What is needed —
Copy the data exactly as it appears, and do not include any pictures.

===== Given material

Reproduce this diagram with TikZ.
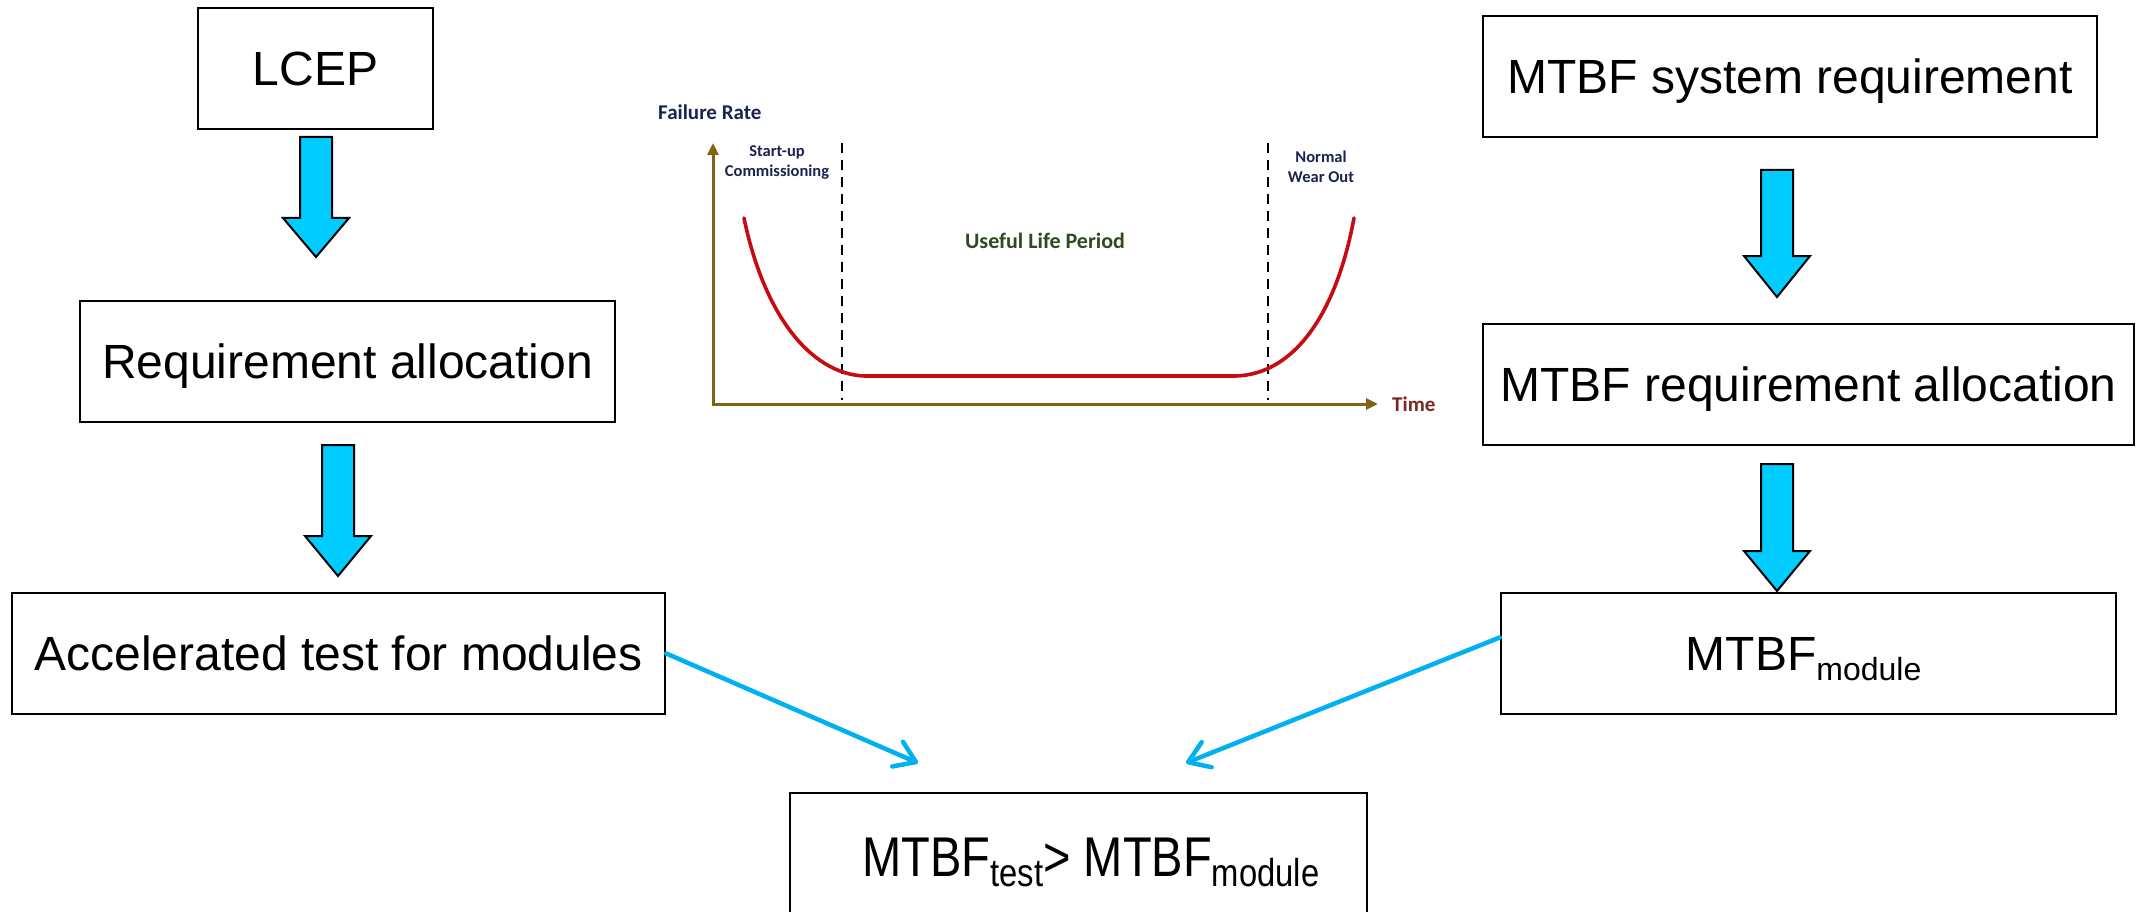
\documentclass[tikz,border=0pt]{standalone}
\usepackage{fontspec}
\setmainfont{Liberation Sans}
\newfontfamily\chartfont{Carlito}
\newfontfamily\narrowfont[FakeStretch=0.84]{Liberation Sans}
\usetikzlibrary{arrows.meta,calc}
\definecolor{arrowfill}{RGB}{0,204,255}
\definecolor{linkblue}{RGB}{0,176,240}
\definecolor{axiscol}{RGB}{128,100,20}
\definecolor{timecol}{RGB}{122,40,30}
\definecolor{navylbl}{RGB}{28,35,80}
\definecolor{greenlbl}{RGB}{45,75,30}
\definecolor{curvecol}{RGB}{196,12,18}
\newcommand{\sbs}[1]{\raisebox{-10pt}{\fontsize{32}{32}\selectfont #1}}
\newcommand{\sbsn}[1]{\raisebox{-10pt}{\narrowfont\fontsize{39}{39}\selectfont #1}}
\newcommand{\blockarr}[4]{%
  \draw[blockarrow] ({#1-16},#2) -- ({#1+16},#2) -- ({#1+16},#3) -- ({#1+33},#3)
    -- (#1,#4) -- ({#1-33},#3) -- ({#1-16},#3) -- cycle;}
\tikzset{
  box/.style={draw=black, line width=2.5pt, inner sep=0pt, minimum height=121pt,
    text height=34.4pt, text depth=0pt, font=\fontsize{48}{56}\selectfont},
  boxtext/.style={inner sep=0pt, text height=40.1pt, text depth=0pt,
    font=\narrowfont\fontsize{56}{64}\selectfont},
  blockarrow/.style={draw=black, line width=2pt, fill=arrowfill, line join=miter},
  link/.style={draw=linkblue, line width=4.5pt, line cap=round,
    -{Straight Barb[length=20pt,width=27pt,round]}},
  axis/.style={draw=axiscol, line width=3pt, -{Triangle[length=12pt,width=11pt]}},
  phase/.style={draw=black, line width=2.7pt, dash pattern=on 10pt off 7pt},
  navytext/.style={text=navylbl, align=center, inner sep=0pt,
    font=\chartfont\bfseries\fontsize{16.5}{20}\selectfont},
}
\begin{document}
\begin{tikzpicture}[x=1pt,y=-1pt]
\useasboundingbox (0,0) rectangle (2136,912);
\fill[white] (0,0) rectangle (2136,912);

% left column
\node[box, minimum width=235pt] (lcep) at (315.5,68.5) {LCEP};
\node[box, minimum width=535pt] (req) at (347.5,361.5) {Requirement allocation};
\node[box, minimum width=653pt] (accel) at (338.5,653.5) {Accelerated test for modules};

% right column
\node[box, minimum width=614pt] (sys) at (1790,76.5) {MTBF system requirement};
\node[box, minimum width=651pt] (mreq) at (1808.5,384.5) {MTBF requirement allocation};
\node[box, minimum width=615pt] (module) at (1808.5,653.5) {\hspace*{-10pt}MTBF\sbs{module}};

% bottom box
\node[box, minimum width=577pt, minimum height=126pt] (final) at (1078.5,856) {};
\node[boxtext] (finaltext) at (1091,856) {MTBF\sbsn{test}> MTBF\sbsn{module}};

% block arrows
\blockarr{316}{137}{218}{257}
\blockarr{338}{445}{536}{576}
\blockarr{1777}{170}{256}{297}
\blockarr{1777}{464}{551}{591}

% thin links
\coordinate (tipL) at (918,763);
\coordinate (tipR) at (1186,763);
\draw[link] (accel.east) -- (tipL);
\draw[link] ([yshift=16pt]module.west) -- (tipR);

% chart
\coordinate (origin) at (713,404);
\coordinate (ytop) at (713,143);
\coordinate (xend) at (1378,404);
\draw[phase] (842,143) -- (842,400);
\draw[phase] (1268,143) -- (1268,400);
\draw[curvecol, line width=3.6pt, line cap=round]
  (744,218) .. controls (765,320) and (815,378) .. (870,376)
  -- (1230,376) .. controls (1290,378) and (1335,320) .. (1354,218);
\draw[axis] ([yshift=-1.5pt]origin) -- (ytop);
\draw[axis] ([xshift=-1.5pt]origin) -- (xend);

\node[anchor=west, inner sep=0pt, text=navylbl,
  font=\chartfont\bfseries\fontsize{21}{24}\selectfont] (frate) at (658,112) {Failure Rate};
\node[navytext] (startup) at (777,162) {Start-up\\Commissioning};
\node[navytext] (wear) at (1321,167) {Normal\\Wear Out};
\node[inner sep=0pt, text=greenlbl,
  font=\chartfont\bfseries\fontsize{22}{26}\selectfont] (useful) at (1045,241) {Useful Life Period};
\node[anchor=west, inner sep=0pt, text=timecol,
  font=\chartfont\bfseries\fontsize{21}{24}\selectfont] (time) at (1392,404) {Time};
\end{tikzpicture}
\end{document}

==========

Task result —
Reproduce this diagram with TikZ.
\documentclass[tikz,border=0pt]{standalone}
\usepackage{fontspec}
\setmainfont{Liberation Sans}
\newfontfamily\chartfont{Carlito}
\newfontfamily\narrowfont[FakeStretch=0.84]{Liberation Sans}
\usetikzlibrary{arrows.meta,calc}
\definecolor{arrowfill}{RGB}{0,204,255}
\definecolor{linkblue}{RGB}{0,176,240}
\definecolor{axiscol}{RGB}{128,100,20}
\definecolor{timecol}{RGB}{122,40,30}
\definecolor{navylbl}{RGB}{28,35,80}
\definecolor{greenlbl}{RGB}{45,75,30}
\definecolor{curvecol}{RGB}{196,12,18}
\newcommand{\sbs}[1]{\raisebox{-10pt}{\fontsize{32}{32}\selectfont #1}}
\newcommand{\sbsn}[1]{\raisebox{-10pt}{\narrowfont\fontsize{39}{39}\selectfont #1}}
\newcommand{\blockarr}[4]{%
  \draw[blockarrow] ({#1-16},#2) -- ({#1+16},#2) -- ({#1+16},#3) -- ({#1+33},#3)
    -- (#1,#4) -- ({#1-33},#3) -- ({#1-16},#3) -- cycle;}
\tikzset{
  box/.style={draw=black, line width=2.5pt, inner sep=0pt, minimum height=121pt,
    text height=34.4pt, text depth=0pt, font=\fontsize{48}{56}\selectfont},
  boxtext/.style={inner sep=0pt, text height=40.1pt, text depth=0pt,
    font=\narrowfont\fontsize{56}{64}\selectfont},
  blockarrow/.style={draw=black, line width=2pt, fill=arrowfill, line join=miter},
  link/.style={draw=linkblue, line width=4.5pt, line cap=round,
    -{Straight Barb[length=20pt,width=27pt,round]}},
  axis/.style={draw=axiscol, line width=3pt, -{Triangle[length=12pt,width=11pt]}},
  phase/.style={draw=black, line width=2.7pt, dash pattern=on 10pt off 7pt},
  navytext/.style={text=navylbl, align=center, inner sep=0pt,
    font=\chartfont\bfseries\fontsize{16.5}{20}\selectfont},
}
\begin{document}
\begin{tikzpicture}[x=1pt,y=-1pt]
\useasboundingbox (0,0) rectangle (2136,912);
\fill[white] (0,0) rectangle (2136,912);

% left column
\node[box, minimum width=235pt] (lcep) at (315.5,68.5) {LCEP};
\node[box, minimum width=535pt] (req) at (347.5,361.5) {Requirement allocation};
\node[box, minimum width=653pt] (accel) at (338.5,653.5) {Accelerated test for modules};

% right column
\node[box, minimum width=614pt] (sys) at (1790,76.5) {MTBF system requirement};
\node[box, minimum width=651pt] (mreq) at (1808.5,384.5) {MTBF requirement allocation};
\node[box, minimum width=615pt] (module) at (1808.5,653.5) {\hspace*{-10pt}MTBF\sbs{module}};

% bottom box
\node[box, minimum width=577pt, minimum height=126pt] (final) at (1078.5,856) {};
\node[boxtext] (finaltext) at (1091,856) {MTBF\sbsn{test}> MTBF\sbsn{module}};

% block arrows
\blockarr{316}{137}{218}{257}
\blockarr{338}{445}{536}{576}
\blockarr{1777}{170}{256}{297}
\blockarr{1777}{464}{551}{591}

% thin links
\coordinate (tipL) at (918,763);
\coordinate (tipR) at (1186,763);
\draw[link] (accel.east) -- (tipL);
\draw[link] ([yshift=16pt]module.west) -- (tipR);

% chart
\coordinate (origin) at (713,404);
\coordinate (ytop) at (713,143);
\coordinate (xend) at (1378,404);
\draw[phase] (842,143) -- (842,400);
\draw[phase] (1268,143) -- (1268,400);
\draw[curvecol, line width=3.6pt, line cap=round]
  (744,218) .. controls (765,320) and (815,378) .. (870,376)
  -- (1230,376) .. controls (1290,378) and (1335,320) .. (1354,218);
\draw[axis] ([yshift=-1.5pt]origin) -- (ytop);
\draw[axis] ([xshift=-1.5pt]origin) -- (xend);

\node[anchor=west, inner sep=0pt, text=navylbl,
  font=\chartfont\bfseries\fontsize{21}{24}\selectfont] (frate) at (658,112) {Failure Rate};
\node[navytext] (startup) at (777,162) {Start-up\\Commissioning};
\node[navytext] (wear) at (1321,167) {Normal\\Wear Out};
\node[inner sep=0pt, text=greenlbl,
  font=\chartfont\bfseries\fontsize{22}{26}\selectfont] (useful) at (1045,241) {Useful Life Period};
\node[anchor=west, inner sep=0pt, text=timecol,
  font=\chartfont\bfseries\fontsize{21}{24}\selectfont] (time) at (1392,404) {Time};
\end{tikzpicture}
\end{document}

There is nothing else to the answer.